Eran muchas las actividades que
realizábamos en La Graciela en aquellas inolvidables temperadas, porque a
diferencia de ahora que los muchachitos se la pasan encima de los mayores,
opinando sobre todo lo que conversan y poniendo pereque, a nosotros nos espantaban
para afuera mientras las mamás se dedicaban en la casa a los más chiquitos.
Nunca oímos hablar de protector solar o repelente para insectos, y si nos tragaban
los zancudos debíamos echarnos uña, porque tampoco existían cremas y lociones
para calmar la picazón. Mucho menos talco para los pies, por lo que al
quitarnos las botas teníamos los dedos arrugados y llenos de tierra, con una
pecueca que tumbaba aviones.
Por detrás de la otra casa, como nos
referíamos a la vivienda de los agregados donde había habitaciones, bodegas,
cuarto de herramientas, de aperos, etc., pasaba una quebradita que siempre
estaba llena de renacuajos. Allí aprendimos el arte de la pesca los más
pequeños, al capturarlos con canastos de los que usaban para recolectar café y
luego echarlos en botellas con agua improvisadas como acuarios. Un puentecito
de guadua atravesaba el hilo de agua para llegar a la cochera, donde entre el
pantano y la porquería cebaban el porcino que tanto disfrutábamos. Más arriba había
un estanque con el agua para el beneficiadero y ahí nos bañábamos cuando el río
estaba muy crecido. Era sucio, lleno de malezas, plagado de sapos y renacuajos,
y cuando a varios niños les dio tifo quedó vetado definitivamente.
Las eldas para secar el café,
grandes estructuras de madera y láminas de zinc con rodamientos, las cuales se
corrían desde temprano para aprovechar el sol, eran sitio obligado para
entretenernos durante horas. Los juegos consistían en taparnos con los granos,
cargar café en los camioncitos “Búfalo” recibidos como aguinaldo, o tirarnos
manotadas del producto. Además las aprovechaban para secar ropa encima de las
latas y eran perfectas para escondernos por la noche cuando jugábamos cuclí.

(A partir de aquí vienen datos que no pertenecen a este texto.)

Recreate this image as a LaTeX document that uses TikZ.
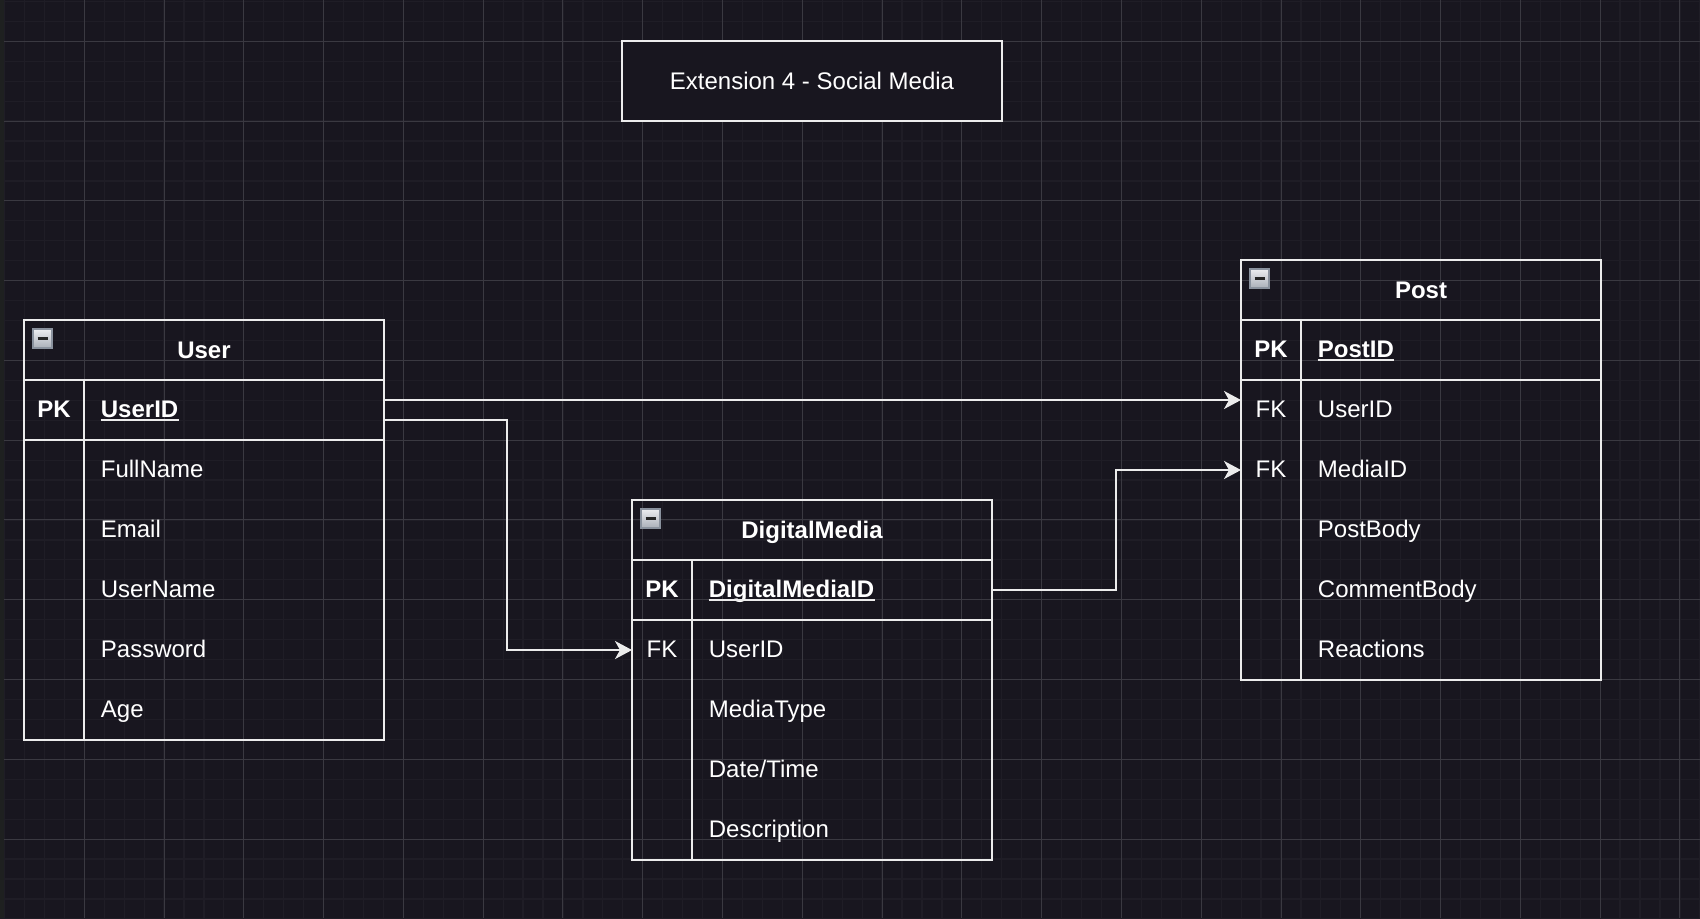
\documentclass[tikz,border=0pt]{standalone}
\usepackage{fontspec}
\setmainfont{Liberation Sans}
\usetikzlibrary{arrows.meta,calc}
\definecolor{bg}{RGB}{24,22,31}
\definecolor{gminor}{RGB}{31,29,38}
\definecolor{gmajor}{RGB}{58,57,65}
\definecolor{edgestrip}{RGB}{30,32,32}
\definecolor{ln}{RGB}{236,236,236}
\definecolor{icoborder}{RGB}{138,146,158}
\definecolor{icotop}{RGB}{236,237,240}
\definecolor{icobot}{RGB}{170,175,184}
\newcommand\erow[5]{%
  \node[rowbox, anchor=north west] (#1) at (#2,#3) {};
  \node[keytxt] at ($(#1.west)+(30,7)$) {#4};
  \node[fldtxt] at ($(#1.west)+(76.5,7.5)$) {#5};
}
\newcommand\erpk[4]{%
  \node[rowbox, anchor=north west] (#1) at (#2,#3) {};
  \node[keytxt, font=\fontsize{12}{14}\selectfont\bfseries] at ($(#1.west)+(30,7)$) {PK};
  \node[fldtxt, font=\fontsize{12}{14}\selectfont\bfseries] (#1-name) at ($(#1.west)+(76.5,7)$) {#4};
  \draw[ln, line width=0.75pt] ($(#1-name.base west)+(0,2.8)$) -- ($(#1-name.base east)+(0,2.8)$);
}
\newcommand\ericon[2]{%
  \draw[icoborder, line width=1pt, top color=icotop, bottom color=icobot] (#1,#2) rectangle ++(19,19);
  \draw[black!85, line width=1.5pt] ($(#1,#2)+(4.5,9.5)$) -- ++(10,0);
}
\begin{document}
\begin{tikzpicture}[x=0.5pt,y=-0.5pt,
  rowbox/.style={minimum width=180pt, minimum height=30pt, inner sep=0pt, outer sep=0pt, draw=none},
  keytxt/.style={anchor=base, inner sep=0pt, text=white, font=\fontsize{12}{14}\selectfont},
  fldtxt/.style={anchor=base west, inner sep=0pt, text=white, font=\fontsize{12}{14}\selectfont},
  hdr/.style={anchor=base, inner sep=0pt, text=white, font=\fontsize{12}{14}\selectfont\bfseries},
  tline/.style={draw=ln, line width=1pt},
  conn/.style={draw=ln, line width=1pt, -{Stealth[length=8.5pt, width=9pt, inset=2.5pt]}},
]
\useasboundingbox (0,0) rectangle (1700,918);
\fill[bg] (0,0) rectangle (1700,918);
% grid
\foreach \i in {0,...,85} { \draw[gminor, line width=0.6pt] ({4.5+\i*19.945},0) -- ({4.5+\i*19.945},918); }
\foreach \i in {0,...,46} { \draw[gminor, line width=0.6pt] (0,{1.4+\i*19.945}) -- (1700,{1.4+\i*19.945}); }
\foreach \i in {0,...,20} { \draw[gmajor, line width=0.5pt] ({84.3+\i*79.78},0) -- ({84.3+\i*79.78},918); }
\foreach \i in {0,...,10} { \draw[gmajor, line width=0.5pt] (0,{41.3+\i*79.78}) -- (1700,{41.3+\i*79.78}); }
\fill[edgestrip] (0,0) rectangle (4,918);

% title
\node[draw=ln, line width=1pt, fill=bg, minimum width=190pt, minimum height=40pt, inner sep=0pt, outer sep=0pt, anchor=north west,
  text=white, font=\fontsize{12}{14}\selectfont] (title) at (622,40.5) {Extension 4 - Social Media};

% ---------- User ----------
\node[tline, minimum width=180pt, minimum height=210pt, inner sep=0pt, outer sep=0pt, anchor=north west] (user) at (24,320) {};
\node[hdr] (user-h) at (204,358) {User};
\ericon{33}{329}
\erpk{user-pk}{24}{380}{UserID}
\erow{user-r1}{24}{440}{}{FullName}
\erow{user-r2}{24}{500}{}{Email}
\erow{user-r3}{24}{560}{}{UserName}
\erow{user-r4}{24}{620}{}{Password}
\erow{user-r5}{24}{680}{}{Age}
\draw[tline] (user-pk.north west) -- (user-pk.north east);
\draw[tline] (user-pk.south west) -- (user-pk.south east);
\draw[tline] ($(user-pk.north west)+(60,0)$) -- ($(user.south west)+(60,0)$);

% ---------- Post ----------
\node[tline, minimum width=180pt, minimum height=210pt, inner sep=0pt, outer sep=0pt, anchor=north west] (post) at (1241,260) {};
\node[hdr] (post-h) at (1421,298) {Post};
\ericon{1250}{269}
\erpk{post-pk}{1241}{320}{PostID}
\erow{post-r1}{1241}{380}{FK}{UserID}
\erow{post-r2}{1241}{440}{FK}{MediaID}
\erow{post-r3}{1241}{500}{}{PostBody}
\erow{post-r4}{1241}{560}{}{CommentBody}
\erow{post-r5}{1241}{620}{}{Reactions}
\draw[tline] (post-pk.north west) -- (post-pk.north east);
\draw[tline] (post-pk.south west) -- (post-pk.south east);
\draw[tline] ($(post-pk.north west)+(60,0)$) -- ($(post.south west)+(60,0)$);

% ---------- DigitalMedia ----------
\node[tline, minimum width=180pt, minimum height=180pt, inner sep=0pt, outer sep=0pt, anchor=north west] (dm) at (632,500) {};
\node[hdr] (dm-h) at (812,538) {DigitalMedia};
\ericon{641}{509}
\erpk{dm-pk}{632}{560}{DigitalMediaID}
\erow{dm-r1}{632}{620}{FK}{UserID}
\erow{dm-r2}{632}{680}{}{MediaType}
\erow{dm-r3}{632}{740}{}{Date/Time}
\erow{dm-r4}{632}{800}{}{Description}
\draw[tline] (dm-pk.north west) -- (dm-pk.north east);
\draw[tline] (dm-pk.south west) -- (dm-pk.south east);
\draw[tline] ($(dm-pk.north west)+(60,0)$) -- ($(dm.south west)+(60,0)$);

% ---------- connectors ----------
\coordinate (bend1) at (507,0);
\coordinate (bend2) at (1116,0);
\coordinate (u-out1) at ($(user-pk.east)+(0,-10)$);
\coordinate (u-out2) at ($(user-pk.east)+(0,10)$);
\coordinate (p-in1) at ($(post-r1.west)+(0,-10)$);
\draw[conn] (u-out1) -- (p-in1);
\draw[conn] (u-out2) -- (u-out2 -| bend1) |- (dm-r1.west);
\draw[conn] (dm-pk.east) -- (dm-pk.east -| bend2) |- (post-r2.west);
\end{tikzpicture}
\end{document}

Ya mayorcitos nos metíamos al
subterráneo de la casa a coger cucarachas para usarlas como carnada al pescar
sabaletas en el río, y teníamos licencia para cargar una cauchera en el
bolsillo de atrás; tiempo después usamos rifle de diábolos para dispararle a lo
que se moviera. Por la noche se arrimaba uno a la mesa del tute a ver si alguno
de los jugadores le pedía un favor, con la seguridad que al cumplirlo recibiría
una moneda; esas las ahorrábamos para cumplir el mayor deseo: subir a Chinchiná
y comprarse una leche condensada. De una vez esperaba a que desocuparan una
botella de aguardiente para con disimulo llevársela, sobarla un rato y después sacarle
el diablito. Otro programa era irnos por el cafetal para La Teresita, la finca
vecina de la abuela paterna donde temperaban los primos Mejía.